## begin Entries provided

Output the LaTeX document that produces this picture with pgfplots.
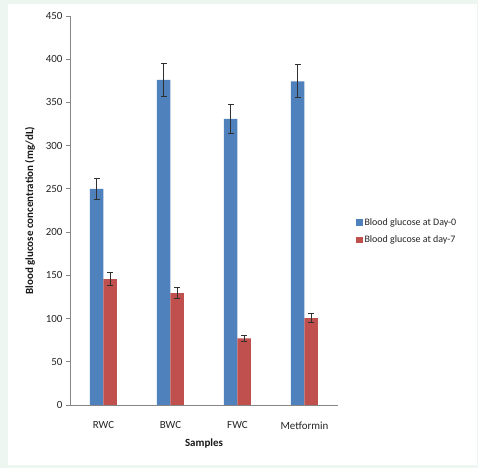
\documentclass[border=0pt]{standalone}
\usepackage{pgfplots}
\pgfplotsset{compat=1.18}
\usepackage{fontspec}
\setmainfont{Carlito}
\definecolor{bgmint}{HTML}{EEF6F2}
\definecolor{xlblue}{HTML}{4F81BD}
\definecolor{xlred}{HTML}{C0504D}
\definecolor{axgray}{HTML}{868686}
\definecolor{errc}{HTML}{303030}
\pgfplotsset{
  errb/.style={
    error bars/y dir=both, error bars/y explicit,
    error bars/error bar style={line width=0.9bp, color=errc},
    error bars/error mark options={rotate=90, line width=0.9bp, mark size=2.8bp, color=errc},
  },
  sqlegend/.style={legend image code/.code={\fill[##1] (0bp,-3.3bp) rectangle (6.6bp,3.3bp);}},
}
\begin{document}
\begin{tikzpicture}
\fill[bgmint] (0bp,0bp) rectangle (478bp,468bp);
\fill[white] (8bp,3bp) rectangle (477bp,464bp);
\begin{axis}[
  at={(70bp,63bp)}, anchor=south west,
  scale only axis, width=268bp, height=389bp,
  xmin=-0.5, xmax=3.5, ymin=0, ymax=450,
  ytick={0,50,...,450},
  xtick={0,1,2,3}, xticklabels={RWC,BWC,FWC,Metformin},
  axis lines*=left,
  axis line style={axgray, line width=0.8bp},
  xtick style={draw=none},
  ytick style={axgray, line width=0.8bp},
  tick align=outside, major tick length=4bp,
  /pgf/number format/assume math mode=true,
  ticklabel style={font=\fontsize{11}{13}\selectfont, text=black!85},
  xticklabel style={yshift=-9bp},
  every axis y label/.style={at={(axis description cs:-0.1493,0.5)}, anchor=center, rotate=90},
  every axis x label/.style={at={(axis description cs:0.5,-0.1003)}, anchor=center},
  label style={font=\fontsize{11}{13}\selectfont\bfseries, text=black!90},
  ylabel={Blood glucose concentration (mg/dL)},
  xlabel={Samples},
  ybar=0pt, bar width=13.5bp,
  legend style={at={(axis description cs:1.055,0.49)}, anchor=north west,
    draw=none, fill=none, font=\fontsize{10}{12}\selectfont, text=black!85,
    row sep=5bp},
  legend cell align=left,
]
\addplot[fill=xlblue, draw=none, sqlegend, errb] coordinates {
  (0,250) +- (0,12.5)
  (1,376) +- (0,19)
  (2,331) +- (0,16.6)
  (3,374.5) +- (0,19)
};
\addplot[fill=xlred, draw=none, sqlegend, errb] coordinates {
  (0,145.5) +- (0,7.5)
  (1,129.5) +- (0,6.7)
  (2,77) +- (0,4)
  (3,100.5) +- (0,5.2)
};
\legend{Blood glucose at Day-0, Blood glucose at day-7}
\end{axis}
\pgfresetboundingbox
\path[use as bounding box] (0bp,0bp) rectangle (478bp,468bp);
\end{tikzpicture}
\end{document}
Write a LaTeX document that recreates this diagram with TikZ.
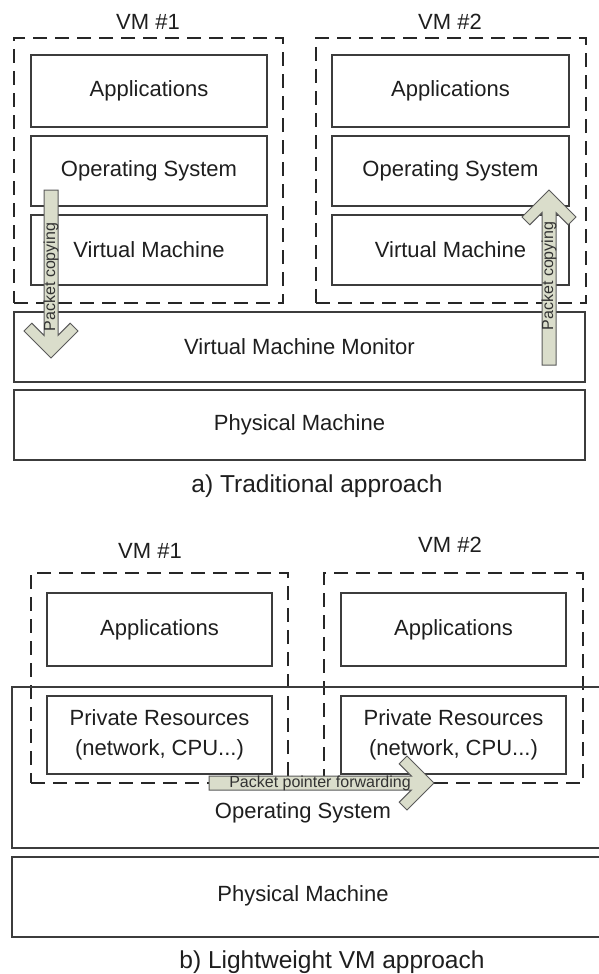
\documentclass[tikz,border=0pt]{standalone}
\usepackage{fontspec}
\setmainfont{Liberation Sans}
\definecolor{boxline}{HTML}{3C3C3C}
\definecolor{arrowfill}{HTML}{DADDCB}
\definecolor{arrowline}{HTML}{5A5A5A}
\definecolor{inktext}{HTML}{1E1E1E}
\tikzset{
  layer/.style={draw=boxline, line width=1.4pt, inner sep=0pt, outer sep=0pt,
    anchor=north west, text=inktext, font=\fontsize{22}{30}\selectfont, align=center},
  vmframe/.style={draw=black!85, line width=1.2pt, dash pattern=on 14pt off 8pt,
    anchor=north west, inner sep=0pt, outer sep=0pt},
  labeltext/.style={text=inktext, font=\fontsize{22}{30}\selectfont, inner sep=0pt, align=center},
  caption/.style={text=inktext, font=\fontsize{24.5}{28}\selectfont, inner sep=0pt},
  fatarrow/.style={draw=arrowline, fill=arrowfill, line width=1pt, line join=miter},
  arrowtext/.style={text=black!80, font=\fontsize{16}{18}\selectfont, inner sep=0pt},
  % block arrow with a chevron head; tip at the origin, pointing along +x
  pics/chevron/.style={code={
    \draw[fatarrow] (0,0) -- (-27,27) -- (-34.78,19.22) -- (-22.56,7) -- (-#1,7)
      -- (-#1,-7) -- (-22.56,-7) -- (-34.78,-19.22) -- (-27,-27) -- cycle;
  }},
}
\begin{document}
\begin{tikzpicture}[x=1pt,y=-1pt]
\useasboundingbox (0,0) rectangle (599,974);
\clip (0,0) rectangle (599,974);

% ---------- a) traditional approach ----------
\node[labeltext] (vm1lbl) at (148,22) {VM \#1};
\node[labeltext] (vm2lbl) at (450,22) {VM \#2};
\node[vmframe, minimum width=269pt, minimum height=265pt] (frameA) at (14,38) {};
\node[vmframe, minimum width=270pt, minimum height=265pt] (frameB) at (316,38) {};

\node[layer, minimum width=236pt, minimum height=72pt] (appA) at (31,55) {Applications};
\node[layer, minimum width=236pt, minimum height=70pt] (osA) at (31,136) {Operating System};
\node[layer, minimum width=236pt, minimum height=70pt] (vmA) at (31,215) {Virtual Machine};
\node[layer, minimum width=237pt, minimum height=72pt] (appB) at (332,55) {Applications};
\node[layer, minimum width=237pt, minimum height=70pt] (osB) at (332,136) {Operating System};
\node[layer, minimum width=237pt, minimum height=70pt] (vmB) at (332,215) {Virtual Machine};

\node[layer, minimum width=571pt, minimum height=70pt] (vmm) at (14,312) {Virtual Machine Monitor};
\node[layer, minimum width=571pt, minimum height=70pt] (pmA) at (14,390) {Physical Machine};

\coordinate (downtip) at (51,358);
\coordinate (uptip) at (549,190);
\pic[rotate=-90] at (downtip) {chevron=168};
\pic[rotate=90] at (uptip) {chevron=175};
\node[arrowtext, rotate=90] (downtxt) at (51,277) {Packet copying};
\node[arrowtext, rotate=90] (uptxt) at (549,276) {Packet copying};

\node[caption] (capA) at (317,486) {a) Traditional approach};

% ---------- b) lightweight VM approach ----------
\node[labeltext] (vm1lblb) at (150,551) {VM \#1};
\node[labeltext] (vm2lblb) at (450,545) {VM \#2};
\node[vmframe, minimum width=257pt, minimum height=210pt] (frameC) at (31,573) {};
\node[vmframe, minimum width=259pt, minimum height=210pt] (frameD) at (324,573) {};

\node[layer, minimum width=225pt, minimum height=73pt] (appC) at (47,593) {Applications};
\node[layer, minimum width=225pt, minimum height=73pt] (appD) at (341,593) {Applications};

\node[layer, minimum width=600pt, minimum height=161pt] (osHost) at (12,687) {};
\node[labeltext] (osHostTxt) at (303,813) {Operating System};
\node[layer, minimum width=225pt, minimum height=78pt] (privC) at (47,696) {Private Resources\\(network, CPU...)};
\node[layer, minimum width=225pt, minimum height=78pt] (privD) at (341,696) {Private Resources\\(network, CPU...)};

\node[layer, minimum width=600pt, minimum height=80pt] (pmB) at (12,857) {};
\node[labeltext] (pmBTxt) at (303,896) {Physical Machine};

\coordinate (fwdtip) at (434,783);
\pic at (fwdtip) {chevron=225};
\node[arrowtext] (fwdtxt) at (320,783) {Packet pointer forwarding};

\node[caption] (capB) at (332,962) {b) Lightweight VM approach};
\end{tikzpicture}
\end{document}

## end Entries provided

Aim:
Write the entries above out again exactly, but not the pictures.

Final result:
Output the LaTeX document that produces this picture with pgfplots.
\documentclass[border=0pt]{standalone}
\usepackage{pgfplots}
\pgfplotsset{compat=1.18}
\usepackage{fontspec}
\setmainfont{Carlito}
\definecolor{bgmint}{HTML}{EEF6F2}
\definecolor{xlblue}{HTML}{4F81BD}
\definecolor{xlred}{HTML}{C0504D}
\definecolor{axgray}{HTML}{868686}
\definecolor{errc}{HTML}{303030}
\pgfplotsset{
  errb/.style={
    error bars/y dir=both, error bars/y explicit,
    error bars/error bar style={line width=0.9bp, color=errc},
    error bars/error mark options={rotate=90, line width=0.9bp, mark size=2.8bp, color=errc},
  },
  sqlegend/.style={legend image code/.code={\fill[##1] (0bp,-3.3bp) rectangle (6.6bp,3.3bp);}},
}
\begin{document}
\begin{tikzpicture}
\fill[bgmint] (0bp,0bp) rectangle (478bp,468bp);
\fill[white] (8bp,3bp) rectangle (477bp,464bp);
\begin{axis}[
  at={(70bp,63bp)}, anchor=south west,
  scale only axis, width=268bp, height=389bp,
  xmin=-0.5, xmax=3.5, ymin=0, ymax=450,
  ytick={0,50,...,450},
  xtick={0,1,2,3}, xticklabels={RWC,BWC,FWC,Metformin},
  axis lines*=left,
  axis line style={axgray, line width=0.8bp},
  xtick style={draw=none},
  ytick style={axgray, line width=0.8bp},
  tick align=outside, major tick length=4bp,
  /pgf/number format/assume math mode=true,
  ticklabel style={font=\fontsize{11}{13}\selectfont, text=black!85},
  xticklabel style={yshift=-9bp},
  every axis y label/.style={at={(axis description cs:-0.1493,0.5)}, anchor=center, rotate=90},
  every axis x label/.style={at={(axis description cs:0.5,-0.1003)}, anchor=center},
  label style={font=\fontsize{11}{13}\selectfont\bfseries, text=black!90},
  ylabel={Blood glucose concentration (mg/dL)},
  xlabel={Samples},
  ybar=0pt, bar width=13.5bp,
  legend style={at={(axis description cs:1.055,0.49)}, anchor=north west,
    draw=none, fill=none, font=\fontsize{10}{12}\selectfont, text=black!85,
    row sep=5bp},
  legend cell align=left,
]
\addplot[fill=xlblue, draw=none, sqlegend, errb] coordinates {
  (0,250) +- (0,12.5)
  (1,376) +- (0,19)
  (2,331) +- (0,16.6)
  (3,374.5) +- (0,19)
};
\addplot[fill=xlred, draw=none, sqlegend, errb] coordinates {
  (0,145.5) +- (0,7.5)
  (1,129.5) +- (0,6.7)
  (2,77) +- (0,4)
  (3,100.5) +- (0,5.2)
};
\legend{Blood glucose at Day-0, Blood glucose at day-7}
\end{axis}
\pgfresetboundingbox
\path[use as bounding box] (0bp,0bp) rectangle (478bp,468bp);
\end{tikzpicture}
\end{document}
Write a LaTeX document that recreates this diagram with TikZ.
\documentclass[tikz,border=0pt]{standalone}
\usepackage{fontspec}
\setmainfont{Liberation Sans}
\definecolor{boxline}{HTML}{3C3C3C}
\definecolor{arrowfill}{HTML}{DADDCB}
\definecolor{arrowline}{HTML}{5A5A5A}
\definecolor{inktext}{HTML}{1E1E1E}
\tikzset{
  layer/.style={draw=boxline, line width=1.4pt, inner sep=0pt, outer sep=0pt,
    anchor=north west, text=inktext, font=\fontsize{22}{30}\selectfont, align=center},
  vmframe/.style={draw=black!85, line width=1.2pt, dash pattern=on 14pt off 8pt,
    anchor=north west, inner sep=0pt, outer sep=0pt},
  labeltext/.style={text=inktext, font=\fontsize{22}{30}\selectfont, inner sep=0pt, align=center},
  caption/.style={text=inktext, font=\fontsize{24.5}{28}\selectfont, inner sep=0pt},
  fatarrow/.style={draw=arrowline, fill=arrowfill, line width=1pt, line join=miter},
  arrowtext/.style={text=black!80, font=\fontsize{16}{18}\selectfont, inner sep=0pt},
  % block arrow with a chevron head; tip at the origin, pointing along +x
  pics/chevron/.style={code={
    \draw[fatarrow] (0,0) -- (-27,27) -- (-34.78,19.22) -- (-22.56,7) -- (-#1,7)
      -- (-#1,-7) -- (-22.56,-7) -- (-34.78,-19.22) -- (-27,-27) -- cycle;
  }},
}
\begin{document}
\begin{tikzpicture}[x=1pt,y=-1pt]
\useasboundingbox (0,0) rectangle (599,974);
\clip (0,0) rectangle (599,974);

% ---------- a) traditional approach ----------
\node[labeltext] (vm1lbl) at (148,22) {VM \#1};
\node[labeltext] (vm2lbl) at (450,22) {VM \#2};
\node[vmframe, minimum width=269pt, minimum height=265pt] (frameA) at (14,38) {};
\node[vmframe, minimum width=270pt, minimum height=265pt] (frameB) at (316,38) {};

\node[layer, minimum width=236pt, minimum height=72pt] (appA) at (31,55) {Applications};
\node[layer, minimum width=236pt, minimum height=70pt] (osA) at (31,136) {Operating System};
\node[layer, minimum width=236pt, minimum height=70pt] (vmA) at (31,215) {Virtual Machine};
\node[layer, minimum width=237pt, minimum height=72pt] (appB) at (332,55) {Applications};
\node[layer, minimum width=237pt, minimum height=70pt] (osB) at (332,136) {Operating System};
\node[layer, minimum width=237pt, minimum height=70pt] (vmB) at (332,215) {Virtual Machine};

\node[layer, minimum width=571pt, minimum height=70pt] (vmm) at (14,312) {Virtual Machine Monitor};
\node[layer, minimum width=571pt, minimum height=70pt] (pmA) at (14,390) {Physical Machine};

\coordinate (downtip) at (51,358);
\coordinate (uptip) at (549,190);
\pic[rotate=-90] at (downtip) {chevron=168};
\pic[rotate=90] at (uptip) {chevron=175};
\node[arrowtext, rotate=90] (downtxt) at (51,277) {Packet copying};
\node[arrowtext, rotate=90] (uptxt) at (549,276) {Packet copying};

\node[caption] (capA) at (317,486) {a) Traditional approach};

% ---------- b) lightweight VM approach ----------
\node[labeltext] (vm1lblb) at (150,551) {VM \#1};
\node[labeltext] (vm2lblb) at (450,545) {VM \#2};
\node[vmframe, minimum width=257pt, minimum height=210pt] (frameC) at (31,573) {};
\node[vmframe, minimum width=259pt, minimum height=210pt] (frameD) at (324,573) {};

\node[layer, minimum width=225pt, minimum height=73pt] (appC) at (47,593) {Applications};
\node[layer, minimum width=225pt, minimum height=73pt] (appD) at (341,593) {Applications};

\node[layer, minimum width=600pt, minimum height=161pt] (osHost) at (12,687) {};
\node[labeltext] (osHostTxt) at (303,813) {Operating System};
\node[layer, minimum width=225pt, minimum height=78pt] (privC) at (47,696) {Private Resources\\(network, CPU...)};
\node[layer, minimum width=225pt, minimum height=78pt] (privD) at (341,696) {Private Resources\\(network, CPU...)};

\node[layer, minimum width=600pt, minimum height=80pt] (pmB) at (12,857) {};
\node[labeltext] (pmBTxt) at (303,896) {Physical Machine};

\coordinate (fwdtip) at (434,783);
\pic at (fwdtip) {chevron=225};
\node[arrowtext] (fwdtxt) at (320,783) {Packet pointer forwarding};

\node[caption] (capB) at (332,962) {b) Lightweight VM approach};
\end{tikzpicture}
\end{document}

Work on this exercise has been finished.